PROBLEM =>
Copy, exactly and only, the lines from the one with "Clone this chart in Apache ECharts." up to and including the one with "const seriesNames = ['Simulated', 'Observed'];", leaving pictures out.

DATA EXCERPTS =>
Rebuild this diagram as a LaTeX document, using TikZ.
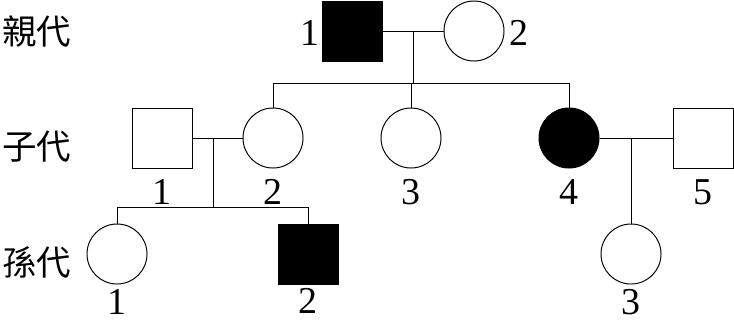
\documentclass[tikz,border=0pt]{standalone}
\usepackage{fontspec}
\setmainfont{Liberation Serif}
\newfontfamily\cjk{Noto Sans CJK TC}

\begin{document}
\begin{tikzpicture}[x=0.025cm, y=-0.025cm, line width=0.7pt,
    male/.style={rectangle, draw, minimum size=1.5cm, inner sep=0pt},
    female/.style={circle, draw, minimum size=1.5cm, inner sep=0pt},
    num/.style={inner sep=0pt, font=\fontsize{27}{30}\selectfont},
    gen/.style={inner sep=0pt, anchor=west, font=\cjk\fontsize{24.5}{28}\selectfont}]
        \useasboundingbox (0,0) rectangle (734,325);

        % Generation labels
        \node[gen] (g1) at (2,32) {親代};
        \node[gen] (g2) at (2,147) {子代};
        \node[gen] (g3) at (2,262) {孫代};

        % Draw nodes
        \node[male, fill=black] (p1) at (352,31) {};
        \node[female] (p2) at (474,31) {};
        \node[male] (c1) at (162,138) {};
        \node[female] (c2) at (273,138) {};
        \node[female] (c3) at (411,138) {};
        \node[female, fill=black] (c4) at (569,138) {};
        \node[male] (c5) at (703,138) {};
        \node[female] (k1) at (117,254) {};
        \node[male, fill=black] (k2) at (308,254) {};
        \node[female] (k3) at (631,254) {};

        % Numbers
        \node[num] (n1) at (310,33) {1};
        \node[num] (n2) at (519,33) {2};
        \node[num] (m1) at (162,192) {1};
        \node[num] (m2) at (273,192) {2};
        \node[num] (m3) at (411,192) {3};
        \node[num] (m4) at (569,192) {4};
        \node[num] (m5) at (703,192) {5};
        \node[num] (q1) at (117,302) {1};
        \node[num] (q2) at (308,301) {2};
        \node[num] (q3) at (631,302) {3};

        % Helper points
        \coordinate (u1) at (413,31);
        \coordinate (s1) at (413,83);
        \coordinate (u2) at (213,138);
        \coordinate (s2) at (213,207);
        \coordinate (u3) at (631,138);

        % Draw connections
        \draw (p1) -- (p2);
        \draw (u1) -- (s1);
        \draw (c2 |- s1) -- (c4 |- s1);
        \draw (c2 |- s1) -- (c2);
        \draw (c3 |- s1) -- (c3);
        \draw (c4 |- s1) -- (c4);
        \draw (c1) -- (c2);
        \draw (u2) -- (s2);
        \draw (k1 |- s2) -- (k2 |- s2);
        \draw (k1 |- s2) -- (k1);
        \draw (k2 |- s2) -- (k2);
        \draw (c4) -- (c5);
        \draw (u3) -- (k3);
    \end{tikzpicture}
\end{document}
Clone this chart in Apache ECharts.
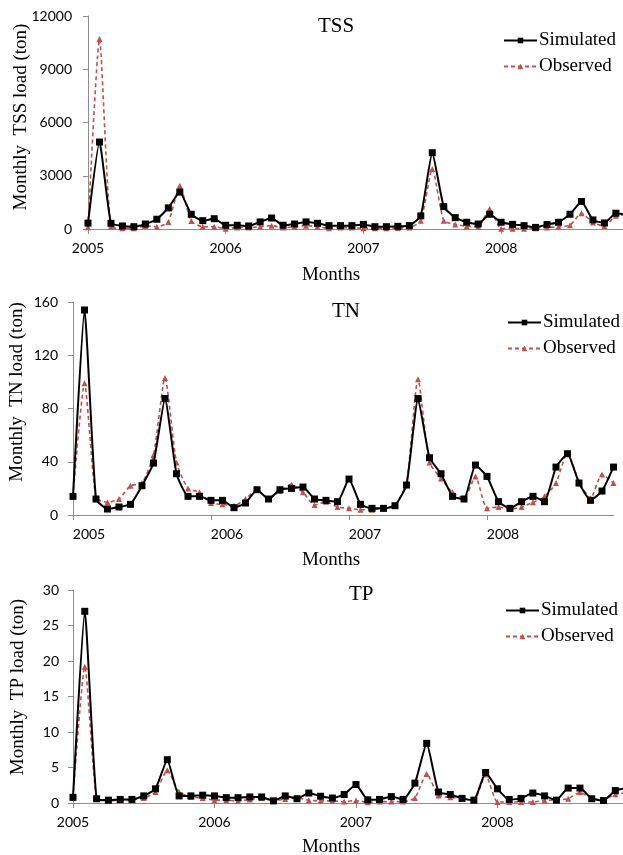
<!DOCTYPE html>
<html>
<head>
<meta charset="utf-8">
<script src="https://cdn.jsdelivr.net/npm/echarts@6/dist/echarts.min.js"></script>
<style>
  html, body { margin: 0; padding: 0; background: #fff; }
  #chart { width: 623px; height: 855px; }
</style>
</head>
<body>
<div id="chart"></div>
<script>
// month index 0 = Jan 2005
const yearTicks = [0, 12, 24, 36];
const yearLabels = ['2005', '2006', '2007', '2008'];
const seriesNames = ['Simulated', 'Observed'];

const tssSimulated = [330, 4900, 320, 170, 130, 280, 550, 1190, 2080, 830, 470, 580, 210, 210, 170, 400, 620, 210, 280, 400,
  320, 190, 190, 190, 260, 130, 130, 150, 190, 740, 4300, 1260, 640, 380, 280, 830, 380, 260, 190, 90,
  250, 380, 830, 1550, 510, 340, 890, 800];
const tssObserved = [100, 10700, 130, 40, 40, 170, 130, 400, 2430, 450, 130, 130, 20, 80, 80, 130, 190, 80, 130, 190,
  130, 40, 80, 80, 40, 40, 40, 60, 80, 470, 3380, 470, 260, 150, 130, 1130, 20, 20, 20, 40,
  80, 130, 210, 890, 360, 170, 740, 800];

const tnSimulated = [14, 154, 12, 4.5, 6, 8, 22, 39, 87.5, 31, 14, 14, 11, 11, 5.5, 9, 19, 12, 19, 20,
  21, 12, 11, 10, 27, 8, 5, 5, 7, 22.5, 87.5, 43, 31, 14, 12, 37.5, 29, 10, 5, 10,
  14, 10, 36, 46, 24, 11, 18, 36];
const tnObserved = [14, 99, 13, 9.5, 12, 22, 24, 45, 103, 39.5, 20, 17, 9, 8, 7, 12, 19, 12, 18, 23,
  17, 7.5, 10, 6, 5, 4, 4, 5, 7.5, 24, 102, 39.5, 27.5, 17, 12.5, 29, 5, 6, 4.5, 6,
  9.5, 14, 24, 47, 25, 12.5, 30.5, 24];

const tpSimulated = [0.8, 27, 0.6, 0.4, 0.5, 0.5, 1.0, 2.0, 6.1, 1.0, 1.0, 1.1, 1.0, 0.75, 0.75, 0.85, 0.85, 0.3, 1.0, 0.6,
  1.4, 0.95, 0.7, 1.2, 2.6, 0.45, 0.5, 0.9, 0.5, 2.8, 8.4, 1.55, 1.2, 0.65, 0.4, 4.3, 2.0, 0.5, 0.65, 1.4,
  1.0, 0.4, 2.1, 2.1, 0.6, 0.35, 1.75, 2.1];
const tpObserved = [0.7, 19.2, 0.7, 0.3, 0.4, 0.5, 0.7, 1.55, 4.6, 1.55, 0.85, 0.7, 0.4, 0.4, 0.3, 0.5, 0.7, 0.3, 0.55, 0.7,
  0.4, 0.3, 0.3, 0.2, 0.35, 0.1, 0.2, 0.2, 0.2, 0.7, 4.1, 1.05, 0.8, 0.6, 0.35, 4.0, 0.15, 0.15, 0.15, 0.15,
  0.35, 0.45, 0.6, 1.5, 0.65, 0.45, 1.25, 1.4];

const serif = 'Liberation Serif';
const sans = 'Lato';
const axisGrey = '#8c8c8c';
const obsRed = '#C0504D';

// layout of the three stacked panels
const panels = [
  { title: 'TSS', sim: tssSimulated, obs: tssObserved, yMax: 12000, yStep: 3000,
    left: 88, top: 16, width: 535, height: 213, xMax: 46.62, labelMargin: 16, xLabelShift: 0,
    titleLeft: 318, titleTop: 16, legendLeft: 503, legendTop: 31, monthsY: 275, nameX: 21, nameY: 117 },
  { title: 'TN', sim: tnSimulated, obs: tnObserved, yMax: 160, yStep: 40,
    left: 73, top: 302, width: 540.5, height: 213, xMax: 47, labelMargin: 15, xLabelShift: 32,
    titleLeft: 332, titleTop: 301, legendLeft: 507, legendTop: 313, monthsY: 560, nameX: 17, nameY: 392 },
  { title: 'TP', sim: tpSimulated, obs: tpObserved, yMax: 30, yStep: 5,
    left: 73, top: 590, width: 550, height: 213, xMax: 46.65, labelMargin: 14, xLabelShift: 0,
    titleLeft: 349, titleTop: 584, legendLeft: 505, legendTop: 601, monthsY: 847, nameX: 18, nameY: 687 },
];

const toPoints = (values) => values.map((v, i) => [i, v]);

const option = {
  animation: false,
  backgroundColor: '#fff',
  title: panels.map((p) => ({
    text: p.title,
    left: p.titleLeft,
    top: p.titleTop,
    padding: 0,
    textStyle: { fontFamily: serif, fontSize: 21, fontWeight: 'normal', color: '#000' },
  })),
  legend: panels.map((p) => ({
    data: seriesNames,
    orient: 'vertical',
    left: p.legendLeft,
    top: p.legendTop,
    padding: 0,
    itemGap: 7,
    itemWidth: 33,
    itemHeight: 7,
    selectedMode: false,
    textStyle: { fontFamily: serif, fontSize: 19, color: '#000', padding: [0, 0, 0, -3] },
  })),
  grid: panels.map((p) => ({ left: p.left, top: p.top, width: p.width, height: p.height })),
  xAxis: panels.map((p, i) => ({
    type: 'value',
    gridIndex: i,
    min: 0,
    max: p.xMax,
    splitLine: { show: false },
    axisLine: { lineStyle: { color: axisGrey, width: 1 } },
    axisTick: { customValues: yearTicks, length: 5, lineStyle: { color: axisGrey } },
    axisLabel: {
      customValues: yearTicks,
      formatter: (v) => yearLabels[yearTicks.indexOf(v)] || '',
      fontFamily: sans,
      fontSize: 14,
      color: '#000',
      margin: 12,
      padding: [0, 0, 0, p.xLabelShift],
    },
  })),
  yAxis: panels.map((p, i) => ({
    type: 'value',
    gridIndex: i,
    min: 0,
    max: p.yMax,
    interval: p.yStep,
    splitLine: { show: false },
    axisLine: { show: true, lineStyle: { color: axisGrey, width: 1 } },
    axisTick: { show: true, length: 5, lineStyle: { color: axisGrey } },
    axisLabel: { formatter: (v) => `${v}`, fontFamily: sans, fontSize: 14, color: '#000', margin: p.labelMargin },
  })),
  series: panels.flatMap((p, i) => [
    {
      name: 'Observed',
      type: 'line',
      xAxisIndex: i,
      yAxisIndex: i,
      data: toPoints(p.obs),
      smooth: 0.2,
      symbol: 'triangle',
      symbolSize: 6,
      itemStyle: { color: obsRed },
      lineStyle: { color: obsRed, width: 1.6, type: [4, 3] },
      z: 2,
    },
    {
      name: 'Simulated',
      type: 'line',
      xAxisIndex: i,
      yAxisIndex: i,
      data: toPoints(p.sim),
      smooth: 0.15,
      symbol: 'rect',
      symbolSize: 7,
      itemStyle: { color: '#000' },
      lineStyle: { color: '#000', width: 2 },
      z: 3,
    },
  ]),
  graphic: panels.flatMap((p) => [
    {
      type: 'text',
      x: 331,
      y: p.monthsY,
      style: { text: 'Months', fontFamily: serif, fontSize: 19, fill: '#000', align: 'center', verticalAlign: 'middle' },
    },
    {
      type: 'text',
      x: p.nameX,
      y: p.nameY,
      rotation: Math.PI / 2,
      style: { text: `Monthly  ${p.title} load (ton)`, fontFamily: serif, fontSize: 19, fill: '#000', align: 'center', verticalAlign: 'middle' },
    },
  ]),
};

const chart = echarts.init(document.getElementById('chart'), null, { renderer: 'canvas' });
chart.setOption(option);
</script>
</body>
</html>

EXERCISE SOLUTION =>
Clone this chart in Apache ECharts.
<!DOCTYPE html>
<html>
<head>
<meta charset="utf-8">
<script src="https://cdn.jsdelivr.net/npm/echarts@6/dist/echarts.min.js"></script>
<style>
  html, body { margin: 0; padding: 0; background: #fff; }
  #chart { width: 623px; height: 855px; }
</style>
</head>
<body>
<div id="chart"></div>
<script>
// month index 0 = Jan 2005
const yearTicks = [0, 12, 24, 36];
const yearLabels = ['2005', '2006', '2007', '2008'];
const seriesNames = ['Simulated', 'Observed'];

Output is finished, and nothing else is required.